== Recorded data ==
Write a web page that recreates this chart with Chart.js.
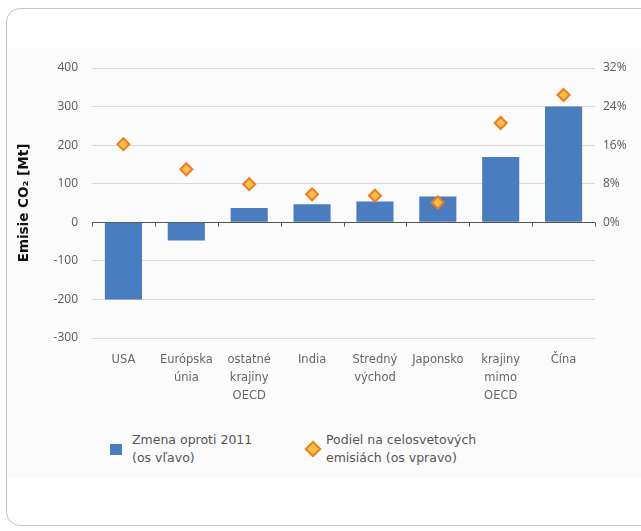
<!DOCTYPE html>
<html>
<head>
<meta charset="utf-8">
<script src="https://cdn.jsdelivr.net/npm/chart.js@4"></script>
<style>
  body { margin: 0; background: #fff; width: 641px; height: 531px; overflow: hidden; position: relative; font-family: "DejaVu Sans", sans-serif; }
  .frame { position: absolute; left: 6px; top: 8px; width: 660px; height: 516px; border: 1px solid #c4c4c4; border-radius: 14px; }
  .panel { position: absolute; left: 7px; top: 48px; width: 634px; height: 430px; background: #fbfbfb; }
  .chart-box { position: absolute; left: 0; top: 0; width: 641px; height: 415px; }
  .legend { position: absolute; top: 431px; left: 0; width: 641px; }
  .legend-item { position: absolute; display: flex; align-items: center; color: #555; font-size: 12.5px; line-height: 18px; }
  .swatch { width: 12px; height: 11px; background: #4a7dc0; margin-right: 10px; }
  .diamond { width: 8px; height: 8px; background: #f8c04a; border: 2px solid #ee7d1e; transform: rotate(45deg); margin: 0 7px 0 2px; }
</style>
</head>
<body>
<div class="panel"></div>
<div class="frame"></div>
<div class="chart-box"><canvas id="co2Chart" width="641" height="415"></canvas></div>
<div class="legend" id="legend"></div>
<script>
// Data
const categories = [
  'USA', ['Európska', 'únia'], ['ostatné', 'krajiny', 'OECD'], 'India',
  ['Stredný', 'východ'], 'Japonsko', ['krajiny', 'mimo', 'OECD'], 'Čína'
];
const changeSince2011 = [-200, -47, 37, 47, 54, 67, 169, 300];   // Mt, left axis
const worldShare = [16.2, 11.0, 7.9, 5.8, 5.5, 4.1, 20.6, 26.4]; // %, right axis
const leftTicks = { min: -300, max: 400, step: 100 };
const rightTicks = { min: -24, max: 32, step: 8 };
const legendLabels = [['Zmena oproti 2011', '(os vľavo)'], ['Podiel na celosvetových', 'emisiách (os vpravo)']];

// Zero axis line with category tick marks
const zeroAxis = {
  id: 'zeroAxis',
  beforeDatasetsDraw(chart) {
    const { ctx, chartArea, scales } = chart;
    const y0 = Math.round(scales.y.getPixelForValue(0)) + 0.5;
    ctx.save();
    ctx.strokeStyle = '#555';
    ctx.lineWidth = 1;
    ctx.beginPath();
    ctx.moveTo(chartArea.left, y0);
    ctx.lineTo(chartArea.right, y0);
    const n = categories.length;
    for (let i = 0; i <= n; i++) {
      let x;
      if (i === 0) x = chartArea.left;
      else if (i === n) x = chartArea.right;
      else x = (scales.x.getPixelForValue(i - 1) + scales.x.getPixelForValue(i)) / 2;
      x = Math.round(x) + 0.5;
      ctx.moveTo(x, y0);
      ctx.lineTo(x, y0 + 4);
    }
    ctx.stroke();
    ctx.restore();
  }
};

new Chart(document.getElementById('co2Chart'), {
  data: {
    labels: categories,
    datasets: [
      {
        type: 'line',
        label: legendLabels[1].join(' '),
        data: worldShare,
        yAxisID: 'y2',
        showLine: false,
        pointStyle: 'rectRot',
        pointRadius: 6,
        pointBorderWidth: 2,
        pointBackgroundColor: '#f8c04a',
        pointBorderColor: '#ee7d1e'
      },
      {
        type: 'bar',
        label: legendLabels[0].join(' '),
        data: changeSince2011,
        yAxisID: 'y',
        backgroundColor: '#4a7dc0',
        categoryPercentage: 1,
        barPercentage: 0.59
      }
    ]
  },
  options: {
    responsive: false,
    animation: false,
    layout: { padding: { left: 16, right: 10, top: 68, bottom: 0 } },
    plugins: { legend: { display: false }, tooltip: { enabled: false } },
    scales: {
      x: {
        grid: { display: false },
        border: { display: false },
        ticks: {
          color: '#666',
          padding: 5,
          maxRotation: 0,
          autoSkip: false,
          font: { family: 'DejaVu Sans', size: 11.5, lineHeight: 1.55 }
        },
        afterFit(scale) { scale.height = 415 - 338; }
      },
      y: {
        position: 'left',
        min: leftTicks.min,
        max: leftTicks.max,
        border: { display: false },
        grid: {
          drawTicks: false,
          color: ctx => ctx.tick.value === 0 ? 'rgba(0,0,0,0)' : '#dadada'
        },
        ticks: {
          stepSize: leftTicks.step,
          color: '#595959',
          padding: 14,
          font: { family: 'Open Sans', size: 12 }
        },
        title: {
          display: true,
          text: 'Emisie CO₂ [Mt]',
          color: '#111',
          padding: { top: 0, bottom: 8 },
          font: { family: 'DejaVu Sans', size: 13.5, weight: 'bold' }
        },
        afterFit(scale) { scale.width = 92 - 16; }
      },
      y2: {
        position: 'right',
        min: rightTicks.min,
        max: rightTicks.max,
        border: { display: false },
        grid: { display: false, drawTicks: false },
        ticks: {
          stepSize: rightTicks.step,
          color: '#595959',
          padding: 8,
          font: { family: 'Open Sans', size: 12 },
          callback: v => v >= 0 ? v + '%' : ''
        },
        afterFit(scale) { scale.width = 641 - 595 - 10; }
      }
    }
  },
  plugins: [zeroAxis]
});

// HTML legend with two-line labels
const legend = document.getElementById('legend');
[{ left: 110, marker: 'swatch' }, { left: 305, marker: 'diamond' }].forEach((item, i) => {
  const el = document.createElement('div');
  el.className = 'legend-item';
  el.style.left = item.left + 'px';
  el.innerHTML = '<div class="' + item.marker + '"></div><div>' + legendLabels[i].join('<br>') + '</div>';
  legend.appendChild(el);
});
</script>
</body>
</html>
===
◆ Exercise requirements: Make an exact copy of the data above, pictures excluded.

◆ Response below:
Write a web page that recreates this chart with Chart.js.
<!DOCTYPE html>
<html>
<head>
<meta charset="utf-8">
<script src="https://cdn.jsdelivr.net/npm/chart.js@4"></script>
<style>
  body { margin: 0; background: #fff; width: 641px; height: 531px; overflow: hidden; position: relative; font-family: "DejaVu Sans", sans-serif; }
  .frame { position: absolute; left: 6px; top: 8px; width: 660px; height: 516px; border: 1px solid #c4c4c4; border-radius: 14px; }
  .panel { position: absolute; left: 7px; top: 48px; width: 634px; height: 430px; background: #fbfbfb; }
  .chart-box { position: absolute; left: 0; top: 0; width: 641px; height: 415px; }
  .legend { position: absolute; top: 431px; left: 0; width: 641px; }
  .legend-item { position: absolute; display: flex; align-items: center; color: #555; font-size: 12.5px; line-height: 18px; }
  .swatch { width: 12px; height: 11px; background: #4a7dc0; margin-right: 10px; }
  .diamond { width: 8px; height: 8px; background: #f8c04a; border: 2px solid #ee7d1e; transform: rotate(45deg); margin: 0 7px 0 2px; }
</style>
</head>
<body>
<div class="panel"></div>
<div class="frame"></div>
<div class="chart-box"><canvas id="co2Chart" width="641" height="415"></canvas></div>
<div class="legend" id="legend"></div>
<script>
// Data
const categories = [
  'USA', ['Európska', 'únia'], ['ostatné', 'krajiny', 'OECD'], 'India',
  ['Stredný', 'východ'], 'Japonsko', ['krajiny', 'mimo', 'OECD'], 'Čína'
];
const changeSince2011 = [-200, -47, 37, 47, 54, 67, 169, 300];   // Mt, left axis
const worldShare = [16.2, 11.0, 7.9, 5.8, 5.5, 4.1, 20.6, 26.4]; // %, right axis
const leftTicks = { min: -300, max: 400, step: 100 };
const rightTicks = { min: -24, max: 32, step: 8 };
const legendLabels = [['Zmena oproti 2011', '(os vľavo)'], ['Podiel na celosvetových', 'emisiách (os vpravo)']];

// Zero axis line with category tick marks
const zeroAxis = {
  id: 'zeroAxis',
  beforeDatasetsDraw(chart) {
    const { ctx, chartArea, scales } = chart;
    const y0 = Math.round(scales.y.getPixelForValue(0)) + 0.5;
    ctx.save();
    ctx.strokeStyle = '#555';
    ctx.lineWidth = 1;
    ctx.beginPath();
    ctx.moveTo(chartArea.left, y0);
    ctx.lineTo(chartArea.right, y0);
    const n = categories.length;
    for (let i = 0; i <= n; i++) {
      let x;
      if (i === 0) x = chartArea.left;
      else if (i === n) x = chartArea.right;
      else x = (scales.x.getPixelForValue(i - 1) + scales.x.getPixelForValue(i)) / 2;
      x = Math.round(x) + 0.5;
      ctx.moveTo(x, y0);
      ctx.lineTo(x, y0 + 4);
    }
    ctx.stroke();
    ctx.restore();
  }
};

new Chart(document.getElementById('co2Chart'), {
  data: {
    labels: categories,
    datasets: [
      {
        type: 'line',
        label: legendLabels[1].join(' '),
        data: worldShare,
        yAxisID: 'y2',
        showLine: false,
        pointStyle: 'rectRot',
        pointRadius: 6,
        pointBorderWidth: 2,
        pointBackgroundColor: '#f8c04a',
        pointBorderColor: '#ee7d1e'
      },
      {
        type: 'bar',
        label: legendLabels[0].join(' '),
        data: changeSince2011,
        yAxisID: 'y',
        backgroundColor: '#4a7dc0',
        categoryPercentage: 1,
        barPercentage: 0.59
      }
    ]
  },
  options: {
    responsive: false,
    animation: false,
    layout: { padding: { left: 16, right: 10, top: 68, bottom: 0 } },
    plugins: { legend: { display: false }, tooltip: { enabled: false } },
    scales: {
      x: {
        grid: { display: false },
        border: { display: false },
        ticks: {
          color: '#666',
          padding: 5,
          maxRotation: 0,
          autoSkip: false,
          font: { family: 'DejaVu Sans', size: 11.5, lineHeight: 1.55 }
        },
        afterFit(scale) { scale.height = 415 - 338; }
      },
      y: {
        position: 'left',
        min: leftTicks.min,
        max: leftTicks.max,
        border: { display: false },
        grid: {
          drawTicks: false,
          color: ctx => ctx.tick.value === 0 ? 'rgba(0,0,0,0)' : '#dadada'
        },
        ticks: {
          stepSize: leftTicks.step,
          color: '#595959',
          padding: 14,
          font: { family: 'Open Sans', size: 12 }
        },
        title: {
          display: true,
          text: 'Emisie CO₂ [Mt]',
          color: '#111',
          padding: { top: 0, bottom: 8 },
          font: { family: 'DejaVu Sans', size: 13.5, weight: 'bold' }
        },
        afterFit(scale) { scale.width = 92 - 16; }
      },
      y2: {
        position: 'right',
        min: rightTicks.min,
        max: rightTicks.max,
        border: { display: false },
        grid: { display: false, drawTicks: false },
        ticks: {
          stepSize: rightTicks.step,
          color: '#595959',
          padding: 8,
          font: { family: 'Open Sans', size: 12 },
          callback: v => v >= 0 ? v + '%' : ''
        },
        afterFit(scale) { scale.width = 641 - 595 - 10; }
      }
    }
  },
  plugins: [zeroAxis]
});

// HTML legend with two-line labels
const legend = document.getElementById('legend');
[{ left: 110, marker: 'swatch' }, { left: 305, marker: 'diamond' }].forEach((item, i) => {
  const el = document.createElement('div');
  el.className = 'legend-item';
  el.style.left = item.left + 'px';
  el.innerHTML = '<div class="' + item.marker + '"></div><div>' + legendLabels[i].join('<br>') + '</div>';
  legend.appendChild(el);
});
</script>
</body>
</html>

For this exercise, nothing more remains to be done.